- **Supplied material**:
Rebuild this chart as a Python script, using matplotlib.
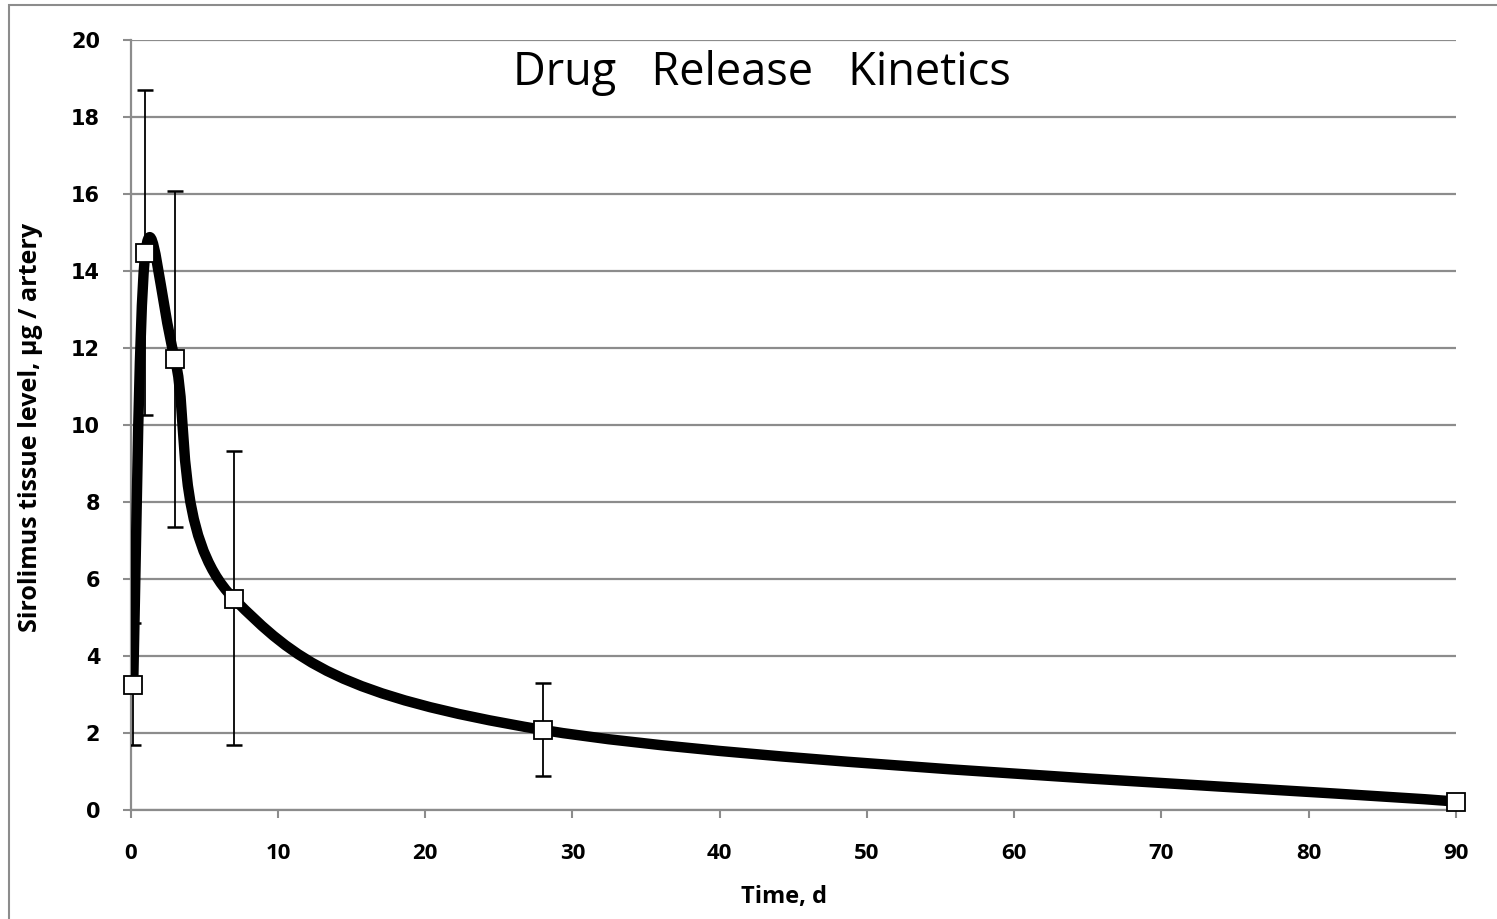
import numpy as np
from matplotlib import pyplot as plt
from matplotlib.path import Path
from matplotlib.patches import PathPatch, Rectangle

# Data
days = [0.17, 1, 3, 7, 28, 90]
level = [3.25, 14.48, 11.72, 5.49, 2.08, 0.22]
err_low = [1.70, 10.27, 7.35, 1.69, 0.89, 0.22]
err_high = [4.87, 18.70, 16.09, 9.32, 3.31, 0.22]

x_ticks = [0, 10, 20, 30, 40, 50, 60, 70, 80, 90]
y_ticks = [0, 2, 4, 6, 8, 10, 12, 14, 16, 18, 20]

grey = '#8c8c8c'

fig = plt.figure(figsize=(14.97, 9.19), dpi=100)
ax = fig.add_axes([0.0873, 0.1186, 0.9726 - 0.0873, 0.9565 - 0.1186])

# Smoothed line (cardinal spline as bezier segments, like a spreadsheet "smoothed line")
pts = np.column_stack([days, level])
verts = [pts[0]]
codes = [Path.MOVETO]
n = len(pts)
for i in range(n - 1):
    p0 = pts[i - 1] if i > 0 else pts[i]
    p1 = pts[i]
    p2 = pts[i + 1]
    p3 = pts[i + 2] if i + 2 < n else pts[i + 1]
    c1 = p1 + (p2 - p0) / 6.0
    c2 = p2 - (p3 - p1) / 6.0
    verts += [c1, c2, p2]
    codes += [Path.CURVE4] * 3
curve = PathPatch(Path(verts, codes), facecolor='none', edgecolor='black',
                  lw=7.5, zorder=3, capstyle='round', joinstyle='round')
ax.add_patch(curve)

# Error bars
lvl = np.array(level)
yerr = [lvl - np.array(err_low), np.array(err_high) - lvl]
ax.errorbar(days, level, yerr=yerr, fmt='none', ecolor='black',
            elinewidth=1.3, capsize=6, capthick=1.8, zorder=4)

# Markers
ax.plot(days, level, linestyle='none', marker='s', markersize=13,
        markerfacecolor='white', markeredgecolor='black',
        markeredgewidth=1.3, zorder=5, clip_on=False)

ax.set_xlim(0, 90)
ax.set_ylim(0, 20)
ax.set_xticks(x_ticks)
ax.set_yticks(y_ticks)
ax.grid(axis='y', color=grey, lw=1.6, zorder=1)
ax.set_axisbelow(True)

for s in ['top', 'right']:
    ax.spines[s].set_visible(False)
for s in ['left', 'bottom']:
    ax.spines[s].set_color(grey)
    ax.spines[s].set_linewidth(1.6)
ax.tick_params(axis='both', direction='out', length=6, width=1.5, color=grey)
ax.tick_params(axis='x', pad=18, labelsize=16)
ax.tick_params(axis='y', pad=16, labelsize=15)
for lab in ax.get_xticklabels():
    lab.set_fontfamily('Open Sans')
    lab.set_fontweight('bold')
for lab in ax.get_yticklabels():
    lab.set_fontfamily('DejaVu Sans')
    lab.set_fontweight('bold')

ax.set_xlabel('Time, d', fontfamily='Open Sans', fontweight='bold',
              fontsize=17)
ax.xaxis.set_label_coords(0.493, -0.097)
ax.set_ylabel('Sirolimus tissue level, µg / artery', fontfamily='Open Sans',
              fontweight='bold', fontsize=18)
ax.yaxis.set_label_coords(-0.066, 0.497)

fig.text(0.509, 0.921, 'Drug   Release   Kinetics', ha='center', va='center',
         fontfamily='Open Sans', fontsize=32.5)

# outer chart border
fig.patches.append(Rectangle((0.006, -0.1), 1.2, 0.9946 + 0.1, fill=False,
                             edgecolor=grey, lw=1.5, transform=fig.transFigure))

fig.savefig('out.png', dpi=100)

- **Exercise prompt**:
Reproduce only the lines from the beginning of the data through the line that contains "markeredgewidth=1.3, zorder=5, clip_on=False)", both included, and please drop the pictures.

- **Output of the task**:
Rebuild this chart as a Python script, using matplotlib.
import numpy as np
from matplotlib import pyplot as plt
from matplotlib.path import Path
from matplotlib.patches import PathPatch, Rectangle

# Data
days = [0.17, 1, 3, 7, 28, 90]
level = [3.25, 14.48, 11.72, 5.49, 2.08, 0.22]
err_low = [1.70, 10.27, 7.35, 1.69, 0.89, 0.22]
err_high = [4.87, 18.70, 16.09, 9.32, 3.31, 0.22]

x_ticks = [0, 10, 20, 30, 40, 50, 60, 70, 80, 90]
y_ticks = [0, 2, 4, 6, 8, 10, 12, 14, 16, 18, 20]

grey = '#8c8c8c'

fig = plt.figure(figsize=(14.97, 9.19), dpi=100)
ax = fig.add_axes([0.0873, 0.1186, 0.9726 - 0.0873, 0.9565 - 0.1186])

# Smoothed line (cardinal spline as bezier segments, like a spreadsheet "smoothed line")
pts = np.column_stack([days, level])
verts = [pts[0]]
codes = [Path.MOVETO]
n = len(pts)
for i in range(n - 1):
    p0 = pts[i - 1] if i > 0 else pts[i]
    p1 = pts[i]
    p2 = pts[i + 1]
    p3 = pts[i + 2] if i + 2 < n else pts[i + 1]
    c1 = p1 + (p2 - p0) / 6.0
    c2 = p2 - (p3 - p1) / 6.0
    verts += [c1, c2, p2]
    codes += [Path.CURVE4] * 3
curve = PathPatch(Path(verts, codes), facecolor='none', edgecolor='black',
                  lw=7.5, zorder=3, capstyle='round', joinstyle='round')
ax.add_patch(curve)

# Error bars
lvl = np.array(level)
yerr = [lvl - np.array(err_low), np.array(err_high) - lvl]
ax.errorbar(days, level, yerr=yerr, fmt='none', ecolor='black',
            elinewidth=1.3, capsize=6, capthick=1.8, zorder=4)

# Markers
ax.plot(days, level, linestyle='none', marker='s', markersize=13,
        markerfacecolor='white', markeredgecolor='black',
        markeredgewidth=1.3, zorder=5, clip_on=False)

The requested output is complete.